DATASET EXCERPT —
■ ■ ■ ■ ■

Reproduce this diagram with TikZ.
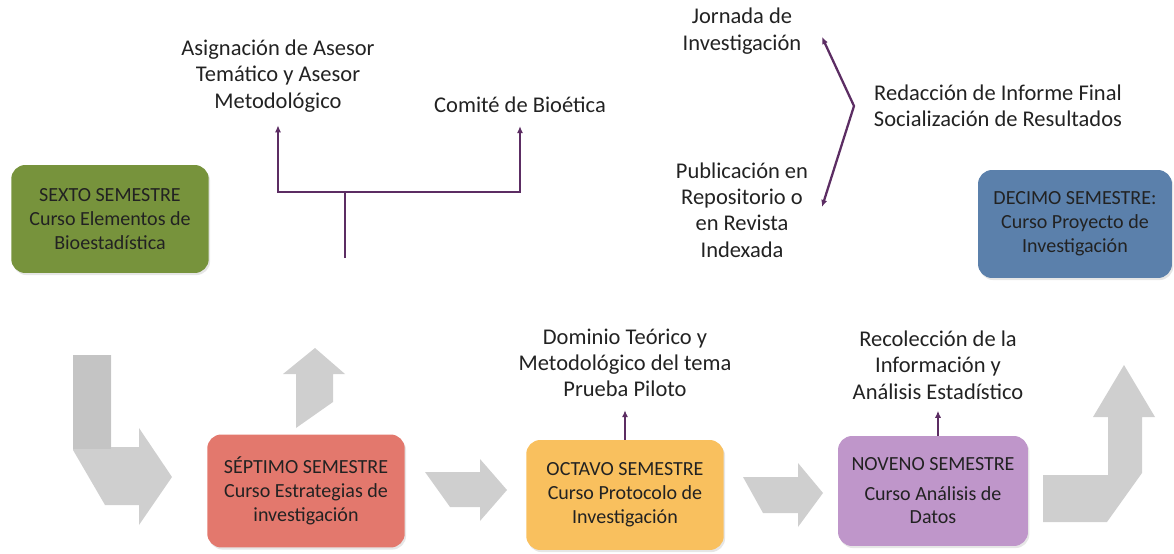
\documentclass[tikz,border=0pt]{standalone}
\usepackage{fontspec}
\setmainfont{Carlito}
\usetikzlibrary{arrows.meta, positioning, shadows}

\begin{document}
\begin{tikzpicture}[
    x=0.02cm, y=-0.02cm,
    >={Latex[length=4pt,width=3.5pt]},
    node distance=0.7cm
]

\definecolor{colorsexto}{HTML}{77933C}
\definecolor{colorseptimo}{HTML}{E3786D}
\definecolor{coloroctavo}{HTML}{F9C05E}
\definecolor{colornoveno}{HTML}{BF96CA}
\definecolor{colordecimo}{HTML}{5B80AB}

\definecolor{linepurple}{HTML}{5C2D63}
\definecolor{arrowgray}{HTML}{CFCFCF}
\definecolor{arrowdark}{HTML}{C4C4C4}
\definecolor{mytext}{HTML}{222222}

\tikzset{
    semestre/.style={
        rectangle,
        rounded corners=8pt,
        minimum width=3.95cm,
        minimum height=2.2cm,
        text=mytext,
        align=center,
        font=\fontsize{11.4}{13.6}\selectfont,
        drop shadow={opacity=0.2, shadow xshift=0.8pt, shadow yshift=-1.2pt}
    },
    etiqueta/.style={
        align=center,
        text=mytext,
        font=\fontsize{12.8}{15}\selectfont
    },
    flecha/.style={
        ->,
        draw=linepurple,
        line width=1.3pt,
        shorten >=4pt
    },
    rama/.style={draw=linepurple, line width=1.3pt},
    bloque/.style={fill=arrowgray, draw=none}
}

\useasboundingbox (0,0) rectangle (1174,554);

% Gray block arrows
\fill[bloque] (73,355) -- (111,355) -- (111,447) -- (139,447) -- (139,428) -- (172,477) -- (139,525) -- (139,505) -- (105,505) -- (73,450) -- cycle;
\fill[arrowdark] (73,355) rectangle (111,449);
\fill[bloque] (296,428) -- (296,374) -- (283,374) -- (315,348) -- (345,374) -- (333,374) -- (333,402) -- cycle;
\fill[bloque] (425,472) -- (480,472) -- (480,459) -- (507,490) -- (480,521) -- (480,507) -- (450,507) -- cycle;
\fill[bloque] (743,477) -- (798,477) -- (798,463) -- (823,493) -- (798,527) -- (798,513) -- (763,513) -- cycle;
\fill[bloque] (1043,475) -- (1108,475) -- (1108,417) -- (1093,417) -- (1124,365) -- (1155,417) -- (1142,417) -- (1142,473) -- (1107,522) -- (1043,522) -- cycle;

% Nodes
\node[semestre, fill=colorsexto, minimum height=2.16cm] (sexto) at (110,219) {SEXTO SEMESTRE\\Curso Elementos de\\Bioestadística};
\node[semestre, fill=colorseptimo, minimum height=2.26cm] (septimo) at (306,491) {SÉPTIMO SEMESTRE\\Curso Estrategias de\\investigación};
\node[semestre, fill=coloroctavo] (octavo) at (625,495) {OCTAVO SEMESTRE\\Curso Protocolo de\\Investigación};
\node[semestre, fill=colornoveno, minimum width=3.8cm] (noveno) at (933,491) {NOVENO SEMESTRE\\[3pt]Curso Análisis de\\Datos};
\node[semestre, fill=colordecimo, minimum width=3.88cm, minimum height=2.16cm] (decimo) at (1075,224) {DECIMO SEMESTRE:\\Curso Proyecto de\\Investigación};

% Labels
\node[etiqueta] (asesor) at (278,76) {Asignación de Asesor\\Temático y Asesor\\Metodológico};
\node[etiqueta] (bioetica) at (520,105) {Comité de Bioética};
\node[etiqueta] (jornada) at (742,31) {Jornada de\\Investigación};
\node[etiqueta] (publicacion) at (742,210) {Publicación en\\Repositorio o\\en Revista\\Indexada};
\node[etiqueta] (redaccion) at (998,106) {Redacción de Informe Final\\Socialización de Resultados};
\node[etiqueta, above=0.73cm of octavo] (dominio) {Dominio Teórico y\\Metodológico del tema\\Prueba Piloto};
\node[etiqueta] (recoleccion) at (938,365) {Recolección de la\\Información y\\Análisis Estadístico};

% Tree above the seventh semester
\coordinate (tallo) at (345,258);
\coordinate (cruce) at (345,192);
\draw[rama] (tallo) -- (cruce);
\draw[flecha] (cruce) -| (asesor.south);
\draw[flecha] (cruce) -| (bioetica.south);

% Bracket towards the final report
\coordinate (puntaj) at (822,37);
\coordinate (vertice) at (854,106);
\coordinate (puntap) at (822,207);
\draw[rama, <->] (puntaj) -- (vertice) -- (puntap);

% Short arrows up
\draw[flecha] (octavo.north) -- (dominio.south);
\draw[flecha, shorten >=3pt] (noveno.north -| recoleccion.south) -- (recoleccion.south);

\end{tikzpicture}
\end{document}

■ ■ ■ ■ ■

EXERCISE DIRECTIONS — Repeat the listing verbatim. Skip the pictures.

TASK RESPONSE —
Reproduce this diagram with TikZ.
\documentclass[tikz,border=0pt]{standalone}
\usepackage{fontspec}
\setmainfont{Carlito}
\usetikzlibrary{arrows.meta, positioning, shadows}

\begin{document}
\begin{tikzpicture}[
    x=0.02cm, y=-0.02cm,
    >={Latex[length=4pt,width=3.5pt]},
    node distance=0.7cm
]

\definecolor{colorsexto}{HTML}{77933C}
\definecolor{colorseptimo}{HTML}{E3786D}
\definecolor{coloroctavo}{HTML}{F9C05E}
\definecolor{colornoveno}{HTML}{BF96CA}
\definecolor{colordecimo}{HTML}{5B80AB}

\definecolor{linepurple}{HTML}{5C2D63}
\definecolor{arrowgray}{HTML}{CFCFCF}
\definecolor{arrowdark}{HTML}{C4C4C4}
\definecolor{mytext}{HTML}{222222}

\tikzset{
    semestre/.style={
        rectangle,
        rounded corners=8pt,
        minimum width=3.95cm,
        minimum height=2.2cm,
        text=mytext,
        align=center,
        font=\fontsize{11.4}{13.6}\selectfont,
        drop shadow={opacity=0.2, shadow xshift=0.8pt, shadow yshift=-1.2pt}
    },
    etiqueta/.style={
        align=center,
        text=mytext,
        font=\fontsize{12.8}{15}\selectfont
    },
    flecha/.style={
        ->,
        draw=linepurple,
        line width=1.3pt,
        shorten >=4pt
    },
    rama/.style={draw=linepurple, line width=1.3pt},
    bloque/.style={fill=arrowgray, draw=none}
}

\useasboundingbox (0,0) rectangle (1174,554);

% Gray block arrows
\fill[bloque] (73,355) -- (111,355) -- (111,447) -- (139,447) -- (139,428) -- (172,477) -- (139,525) -- (139,505) -- (105,505) -- (73,450) -- cycle;
\fill[arrowdark] (73,355) rectangle (111,449);
\fill[bloque] (296,428) -- (296,374) -- (283,374) -- (315,348) -- (345,374) -- (333,374) -- (333,402) -- cycle;
\fill[bloque] (425,472) -- (480,472) -- (480,459) -- (507,490) -- (480,521) -- (480,507) -- (450,507) -- cycle;
\fill[bloque] (743,477) -- (798,477) -- (798,463) -- (823,493) -- (798,527) -- (798,513) -- (763,513) -- cycle;
\fill[bloque] (1043,475) -- (1108,475) -- (1108,417) -- (1093,417) -- (1124,365) -- (1155,417) -- (1142,417) -- (1142,473) -- (1107,522) -- (1043,522) -- cycle;

% Nodes
\node[semestre, fill=colorsexto, minimum height=2.16cm] (sexto) at (110,219) {SEXTO SEMESTRE\\Curso Elementos de\\Bioestadística};
\node[semestre, fill=colorseptimo, minimum height=2.26cm] (septimo) at (306,491) {SÉPTIMO SEMESTRE\\Curso Estrategias de\\investigación};
\node[semestre, fill=coloroctavo] (octavo) at (625,495) {OCTAVO SEMESTRE\\Curso Protocolo de\\Investigación};
\node[semestre, fill=colornoveno, minimum width=3.8cm] (noveno) at (933,491) {NOVENO SEMESTRE\\[3pt]Curso Análisis de\\Datos};
\node[semestre, fill=colordecimo, minimum width=3.88cm, minimum height=2.16cm] (decimo) at (1075,224) {DECIMO SEMESTRE:\\Curso Proyecto de\\Investigación};

% Labels
\node[etiqueta] (asesor) at (278,76) {Asignación de Asesor\\Temático y Asesor\\Metodológico};
\node[etiqueta] (bioetica) at (520,105) {Comité de Bioética};
\node[etiqueta] (jornada) at (742,31) {Jornada de\\Investigación};
\node[etiqueta] (publicacion) at (742,210) {Publicación en\\Repositorio o\\en Revista\\Indexada};
\node[etiqueta] (redaccion) at (998,106) {Redacción de Informe Final\\Socialización de Resultados};
\node[etiqueta, above=0.73cm of octavo] (dominio) {Dominio Teórico y\\Metodológico del tema\\Prueba Piloto};
\node[etiqueta] (recoleccion) at (938,365) {Recolección de la\\Información y\\Análisis Estadístico};

% Tree above the seventh semester
\coordinate (tallo) at (345,258);
\coordinate (cruce) at (345,192);
\draw[rama] (tallo) -- (cruce);
\draw[flecha] (cruce) -| (asesor.south);
\draw[flecha] (cruce) -| (bioetica.south);

% Bracket towards the final report
\coordinate (puntaj) at (822,37);
\coordinate (vertice) at (854,106);
\coordinate (puntap) at (822,207);
\draw[rama, <->] (puntaj) -- (vertice) -- (puntap);

% Short arrows up
\draw[flecha] (octavo.north) -- (dominio.south);
\draw[flecha, shorten >=3pt] (noveno.north -| recoleccion.south) -- (recoleccion.south);

\end{tikzpicture}
\end{document}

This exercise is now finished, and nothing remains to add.